Forward Pass on a video from our dataset

In [41]:
run_viclip_retrieval(f"Aes_InternVid_Clips/{aes_df.iloc[0]['YoutubeID']}.mp4", model_s, list(aes_df["Caption"]), topk=5)

text: The video clip shows a group of men dressed in blue shirts singing and dancing in front of a classic car. They seem to be having a good time and enjoying themselves. ~ prob: 0.6278
text: The video clip shows a group of men dressed in blue jackets standing in front of a row of classic cars. They seem to be posing for a photo and appear to be having a good time. ~ prob: 0.3708
text: The video clip shows a group of men standing in front of a classic car. They appear to be posing for a photo and seem to be enjoying each other's company. ~ prob: 0.0014
text: The video clip shows a man wearing an orange jacket and holding a plate of food. He is standing next to a plant and seems to be preparing a meal. ~ prob: 0.0000
text: The video clip shows a group of men dressed in suits and ties posing for a photo. They are all wearing hats and appear to be having a good time. The setting seems to be outdoors, possibly in a garden or park. It appears to be a group of friends or colleagues enjoying

# Evaluation

- Based on the results, we observed that the model accurately predicted the correct caption with a confidence score of 0.6278.

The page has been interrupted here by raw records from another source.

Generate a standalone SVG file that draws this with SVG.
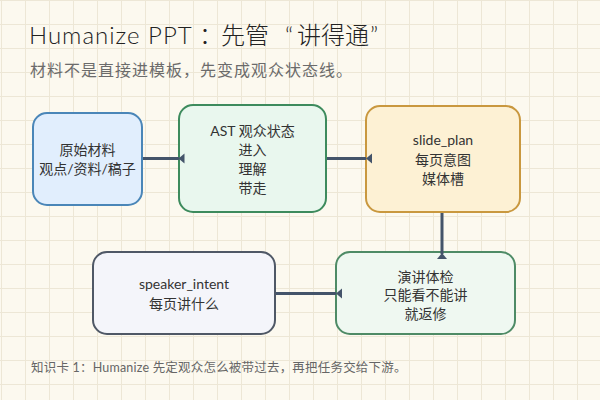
<svg xmlns="http://www.w3.org/2000/svg" width="600" height="400" viewBox="0 0 600 400">
<defs>
<pattern id="grid" x="1" y="0" width="24" height="24" patternUnits="userSpaceOnUse">
<rect x="0" y="0" width="1" height="24" fill="#ede7d6"/>
<rect x="0" y="0" width="24" height="1" fill="#ede7d6"/>
</pattern>
<style>
text{font-family:"Lato","Noto Sans CJK SC",sans-serif;}
.title{font-size:24px;fill:#222;font-weight:300;}
.sub{font-size:16px;fill:#6b6b6b;letter-spacing:1px;}
.foot{font-size:12.5px;fill:#666;letter-spacing:0.2px;}
.lbl{font-size:14px;fill:#333;text-anchor:middle;}
.box{stroke-width:2;}
.conn{stroke:#44546a;stroke-width:3;fill:none;}
.head{fill:#44546a;}
</style>
</defs>
<rect width="600" height="400" fill="#fcf9ef"/>
<rect width="600" height="400" fill="url(#grid)"/>
<text class="title" x="29" y="44"><tspan letter-spacing="1">Humanize PPT</tspan><tspan x="199">：</tspan><tspan x="221">先管</tspan><tspan x="285">“</tspan><tspan x="297">讲得通</tspan><tspan x="370">”</tspan></text>
<text class="sub" x="30" y="76">材料不是直接进模板，先变成观众状态线。</text>
<g id="n_raw">
<rect class="box" x="33" y="113" width="109" height="92" rx="14" fill="#e1eefd" stroke="#4a86b8"/>
<text class="lbl" x="87.5" y="155">原始材料</text>
<text class="lbl" x="87.5" y="174">观点/资料/稿子</text>
</g>
<g id="n_ast">
<rect class="box" x="179" y="105" width="147" height="107" rx="14" fill="#e9f7ee" stroke="#3d8b5d"/>
<text class="lbl" x="252.5" y="136">AST 观众状态</text>
<text class="lbl" x="252.5" y="155">进入</text>
<text class="lbl" x="252.5" y="174">理解</text>
<text class="lbl" x="252.5" y="193">带走</text>
</g>
<g id="n_plan">
<rect class="box" x="366" y="106" width="154" height="106" rx="14" fill="#fdf1d4" stroke="#c9983f"/>
<text class="lbl" x="443" y="145">slide_plan</text>
<text class="lbl" x="443" y="165">每页意图</text>
<text class="lbl" x="443" y="184">媒体槽</text>
</g>
<g id="n_check">
<rect class="box" x="336" y="252" width="179" height="82" rx="14" fill="#eff8f1" stroke="#4e8b66"/>
<text class="lbl" x="425.5" y="282">演讲体检</text>
<text class="lbl" x="425.5" y="300">只能看不能讲</text>
<text class="lbl" x="425.5" y="319">就返修</text>
</g>
<g id="n_intent">
<rect class="box" x="93" y="252" width="182" height="82" rx="14" fill="#f4f5fa" stroke="#4f5866"/>
<text class="lbl" x="184" y="289">speaker_intent</text>
<text class="lbl" x="184" y="309">每页讲什么</text>
</g>
<g id="connectors">
<line class="conn" x1="143" y1="158.5" x2="179" y2="158.5"/>
<polygon class="head" points="178.5,158.5 184.5,153.5 184.5,163.5"/>
<line class="conn" x1="327" y1="158.5" x2="366" y2="158.5"/>
<polygon class="head" points="366,158.5 372,153.5 372,163.5"/>
<line class="conn" x1="442" y1="213" x2="442" y2="254"/>
<polygon class="head" points="442,253 437,259 447,259"/>
<line class="conn" x1="276" y1="293.5" x2="336" y2="293.5"/>
<polygon class="head" points="336,293.5 342,288.5 342,298.5"/>
</g>
<text class="foot" x="31" y="372">知识卡 1：Humanize 先定观众怎么被带过去，再把任务交给下游。</text>
</svg>
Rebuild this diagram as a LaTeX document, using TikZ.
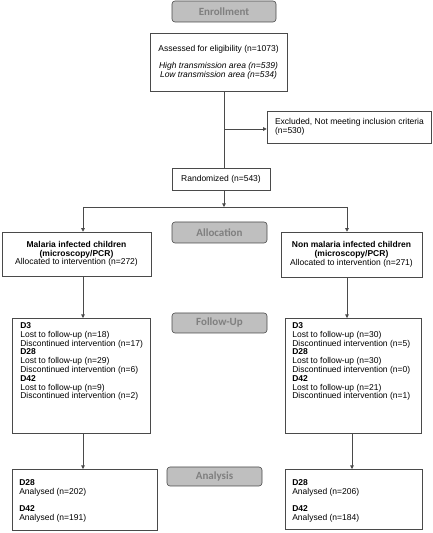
\documentclass[tikz,border=0pt]{standalone}
\usepackage{fontspec}
\setmainfont{Liberation Sans}
\newfontfamily\labfont{Carlito}
\usetikzlibrary{arrows.meta}
\definecolor{linec}{HTML}{4A4A4A}
\definecolor{labfill}{HTML}{BFBFBF}
\definecolor{labtext}{HTML}{7F7F7F}
\tikzset{
  x=1pt, y=1pt,
  cbox/.style={draw=linec, line width=0.6pt, inner sep=0pt, align=center,
    font=\fontsize{8.5}{8.8}\selectfont},
  tbox/.style={draw=linec, line width=0.6pt, inner sep=0pt, anchor=north west,
    font=\fontsize{8.5}{8.8}\selectfont},
  stage/.style={draw=linec, line width=0.6pt, fill=labfill, rounded corners=3pt,
    text=labtext, inner sep=0pt, font=\labfont\bfseries\fontsize{11}{13}\selectfont},
  conn/.style={draw=linec, line width=0.6pt},
  arr/.style={conn, -{Triangle[length=3.5pt,width=3.5pt]}}
}
\begin{document}
\begin{tikzpicture}
\useasboundingbox (0,0) rectangle (432,533);
% stage labels
\node[stage, minimum width=104pt, minimum height=21pt] (enroll) at (224,521.5) {Enrollment};
\node[stage, minimum width=95pt, minimum height=21pt] (alloc) at (219.5,300.5) {Allocation};
\node[stage, minimum width=95pt, minimum height=20pt] (follow) at (219.5,210) {Follow-Up};
\node[stage, minimum width=95pt, minimum height=19pt] (anal) at (214.5,56.5) {Analysis};
% boxes
\node[cbox, minimum width=137pt, minimum height=58pt] (assess) at (218.5,471)
  {Assessed for eligibility (n=1073)\\[8.6pt]\textit{High transmission area (n=539)}\\\textit{Low transmission area (n=534)}};
\node[cbox, minimum width=164pt, minimum height=32pt] (excl) at (349,406)
  {\parbox{164pt}{\raggedright\leftskip=8pt Excluded, Not meeting inclusion criteria\\(n=530)}};
\node[cbox, minimum width=98pt, minimum height=22pt] (rand) at (221,354) {Randomized (n=543)};
\node[cbox, minimum width=149pt, minimum height=44pt] (mal) at (76.5,279)
  {\textbf{Malaria infected children}\\\textbf{(microscopy/PCR)}\\Allocated to intervention (n=272)};
\node[cbox, minimum width=141pt, minimum height=45pt] (nonmal) at (351.5,278.5)
  {\textbf{Non malaria infected children}\\\textbf{(microscopy/PCR)}\\Allocated to intervention (n=271)};
\node[tbox] (malfu) at (12,215)
  {\parbox[t][115pt][t]{138pt}{\raggedright\leftskip=8pt\vspace*{4.2pt}\textbf{D3}\\Lost to follow-up (n=18)\\Discontinued intervention (n=17)\\\textbf{D28}\\Lost to follow-up (n=29)\\Discontinued intervention (n=6)\\\textbf{D42}\\Lost to follow-up (n=9)\\Discontinued intervention (n=2)}};
\node[tbox] (nonfu) at (285,215)
  {\parbox[t][115pt][t]{136pt}{\raggedright\leftskip=7pt\vspace*{4.2pt}\textbf{D3}\\Lost to follow-up (n=30)\\Discontinued intervention (n=5)\\\textbf{D28}\\Lost to follow-up (n=30)\\Discontinued intervention (n=0)\\\textbf{D42}\\Lost to follow-up (n=21)\\Discontinued intervention (n=1)}};
\node[tbox] (malan) at (12,64)
  {\parbox[t][61pt][t]{145pt}{\raggedright\leftskip=7pt\vspace*{10pt}\textbf{D28}\\Analysed (n=202)\\[8.6pt]\textbf{D42}\\Analysed (n=191)}};
\node[tbox] (nonan) at (285,64)
  {\parbox[t][60pt][t]{137pt}{\raggedright\leftskip=7pt\vspace*{10pt}\textbf{D28}\\Analysed (n=206)\\[8.6pt]\textbf{D42}\\Analysed (n=184)}};
% connectors
\coordinate (tx) at (224,404);
\coordinate (split) at (224,326);
\coordinate (sl) at (83,326);
\coordinate (sr) at (347,326);
\coordinate (sr2) at (352,326);
\draw[conn] (assess.south -| tx) -- (rand.north -| tx);
\draw[arr] (tx) -- (tx -| excl.west);
\draw[arr] (rand.south -| split) -- (split);
\draw[conn] (sl) -- (sr);
\draw[arr] (sl) -- (sl |- mal.north);
\draw[arr] (sr) -- (sr |- nonmal.north);
\draw[arr] (mal.south -| sl) -- (malfu.north -| sl);
\draw[arr] (nonmal.south -| sr) -- (nonfu.north -| sr);
\draw[arr] (malfu.south -| sl) -- (malan.north -| sl);
\draw[arr] (nonfu.south -| sr2) -- (nonan.north -| sr2);
\end{tikzpicture}
\end{document}
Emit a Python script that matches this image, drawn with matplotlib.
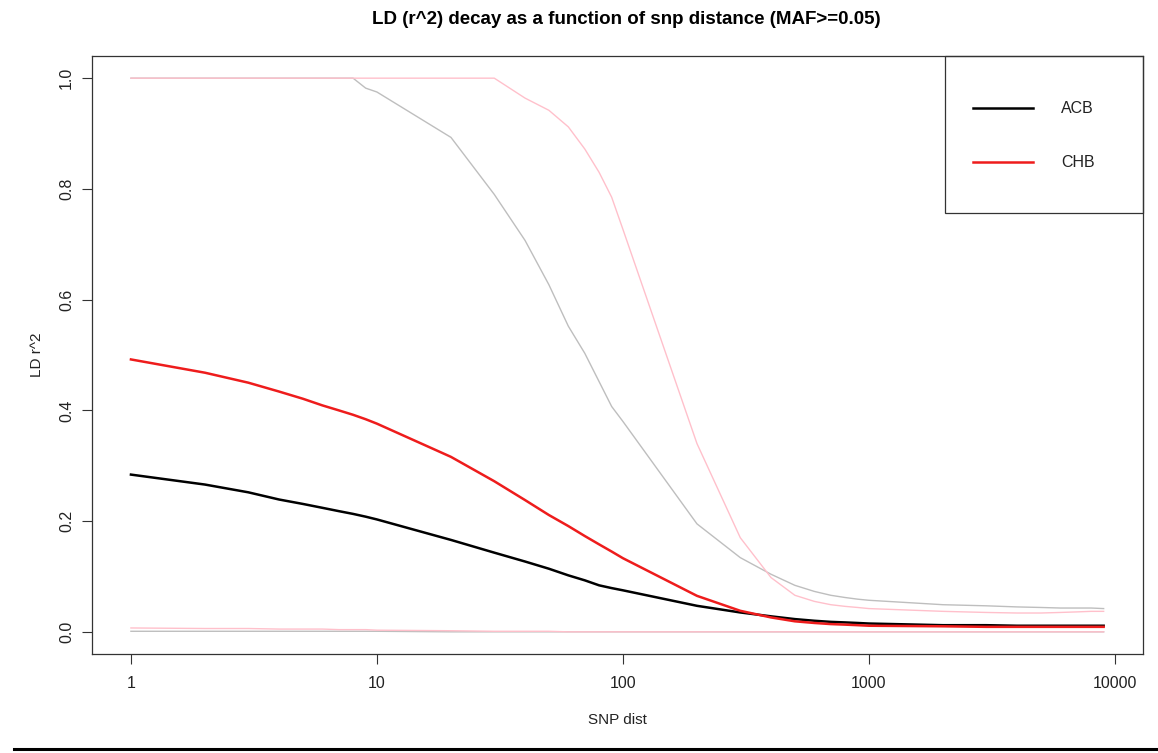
import matplotlib
matplotlib.use("Agg")
import matplotlib.pyplot as plt
from matplotlib.lines import Line2D
from matplotlib.patches import Rectangle

plt.rcParams['font.family'] = ['Liberation Sans', 'DejaVu Sans']

# snp distance bins
dist = [1, 2, 3, 4, 5, 6, 7, 8, 9,
        10, 20, 30, 40, 50, 60, 70, 80, 90,
        100, 200, 300, 400, 500, 600, 700, 800, 900,
        1000, 2000, 3000, 4000, 5000, 6000, 7000, 8000, 9000]

# mean r^2
acb_mean = [0.284, 0.266, 0.252, 0.239, 0.231, 0.224, 0.218, 0.213, 0.208,
            0.203, 0.166, 0.143, 0.127, 0.114, 0.102, 0.093, 0.084, 0.079,
            0.075, 0.047, 0.035, 0.028, 0.023, 0.020, 0.018, 0.017, 0.016,
            0.015, 0.012, 0.012, 0.011, 0.011, 0.011, 0.011, 0.011, 0.011]
chb_mean = [0.492, 0.468, 0.450, 0.434, 0.421, 0.409, 0.400, 0.392, 0.384,
            0.376, 0.316, 0.272, 0.238, 0.211, 0.191, 0.173, 0.158, 0.145,
            0.133, 0.065, 0.038, 0.026, 0.019, 0.016, 0.014, 0.013, 0.012,
            0.011, 0.010, 0.009, 0.009, 0.009, 0.009, 0.009, 0.009, 0.009]

# upper / lower quantiles
acb_hi = [1.0, 1.0, 1.0, 1.0, 1.0, 1.0, 1.0, 1.0, 0.982,
          0.975, 0.893, 0.790, 0.707, 0.627, 0.552, 0.503, 0.452, 0.407,
          0.380, 0.195, 0.134, 0.104, 0.084, 0.073, 0.066, 0.062, 0.059,
          0.057, 0.049, 0.047, 0.045, 0.044, 0.043, 0.043, 0.043, 0.042]
chb_hi = [1.0, 1.0, 1.0, 1.0, 1.0, 1.0, 1.0, 1.0, 1.0,
          1.0, 1.0, 1.0, 0.964, 0.942, 0.912, 0.872, 0.830, 0.785,
          0.727, 0.340, 0.170, 0.098, 0.066, 0.055, 0.049, 0.046, 0.044,
          0.042, 0.037, 0.035, 0.034, 0.034, 0.035, 0.036, 0.037, 0.037]
acb_lo = [0.001, 0.001, 0.001, 0.001, 0.001, 0.001, 0.001, 0.001, 0.001,
          0.001, 0.0, 0.0, 0.0, 0.0, 0.0, 0.0, 0.0, 0.0,
          0.0, 0.0, 0.0, 0.0, 0.0, 0.0, 0.0, 0.0, 0.0,
          0.0, 0.0, 0.0, 0.0, 0.0, 0.0, 0.0, 0.0, 0.0]
chb_lo = [0.007, 0.006, 0.006, 0.005, 0.005, 0.005, 0.004, 0.004, 0.004,
          0.003, 0.002, 0.001, 0.001, 0.001, 0.0, 0.0, 0.0, 0.0,
          0.0, 0.0, 0.0, 0.0, 0.0, 0.0, 0.0, 0.0, 0.0,
          0.0, 0.0, 0.0, 0.0, 0.0, 0.0, 0.0, 0.0, 0.0]

pops = ['ACB', 'CHB']
x_ticks = [1, 10, 100, 1000, 10000]
y_ticks = [0.0, 0.2, 0.4, 0.6, 0.8, 1.0]

fig = plt.figure(figsize=(11.58, 7.53), dpi=100)
ax = fig.add_axes([0.0794, 0.1315, 0.9076, 0.7941])

ax.plot(dist, acb_hi, color='#BEBEBE', lw=1.0)
ax.plot(dist, acb_lo, color='#BEBEBE', lw=1.0)
ax.plot(dist, chb_hi, color='#FFC0CB', lw=1.0)
ax.plot(dist, chb_lo, color='#FFC0CB', lw=1.0)
ax.plot(dist, acb_mean, color='black', lw=1.8)
ax.plot(dist, chb_mean, color='#EE1C1C', lw=1.8)

ax.set_xscale('log')
ax.set_xlim(10 ** -0.1585, 10 ** 4.114)
ax.set_ylim(-0.04, 1.04)
ax.set_xticks(x_ticks)
ax.set_xticklabels([str(t) for t in x_ticks])
ax.minorticks_off()
ax.set_yticks(y_ticks)
ax.set_yticklabels(['%.1f' % t for t in y_ticks], rotation=90, va='center')
ax.tick_params(axis='both', length=7, width=0.8, color='#333333',
               labelsize=11.5, labelcolor='#222222', pad=9)
ax.tick_params(axis='y', pad=6)

for s in ax.spines.values():
    s.set_color('#333333')
    s.set_linewidth(0.9)

ax.set_xlabel('SNP dist', fontsize=11, labelpad=16, color='#222222')
ax.set_ylabel('LD r^2', fontsize=11, labelpad=11, color='#222222')
fig.suptitle('LD (r^2) decay as a function of snp distance (MAF>=0.05)',
             fontsize=13.5, fontweight='bold', x=0.541, y=0.985)

# legend box in the top right corner, R style
ax.add_patch(Rectangle((0.8116, 0.7375), 0.1884, 0.2625, transform=ax.transAxes,
                       fill=False, edgecolor='#333333', lw=0.9, clip_on=False))
leg_y = [0.913, 0.8227]
leg_c = ['black', '#EE1C1C']
for yy, cc, name in zip(leg_y, leg_c, pops):
    ax.plot([0.838, 0.8953], [yy, yy], color=cc, lw=1.8, transform=ax.transAxes)
    ax.text(0.922, yy, name, transform=ax.transAxes, fontsize=11.5,
            va='center', ha='left', color='#222222')

# thick rule at the bottom of the screenshot
fig.add_artist(Line2D([0.012, 1.0], [0.0053, 0.0053], color='black', lw=2.2))

fig.savefig('out.png', dpi=100)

- To evaluate the model, we provided it with a list of text candidates — specifically, the captions of all other videos in our dataset.

- The ViCLIP model processes the video frames using a pretrained vision encoder, while the candidate captions are embedded via a text encoder. It then computes similarity scores between the visual and textual features.

- From this, it ranks the top matches and returns the top 5 most relevant captions based on similarity probabilities.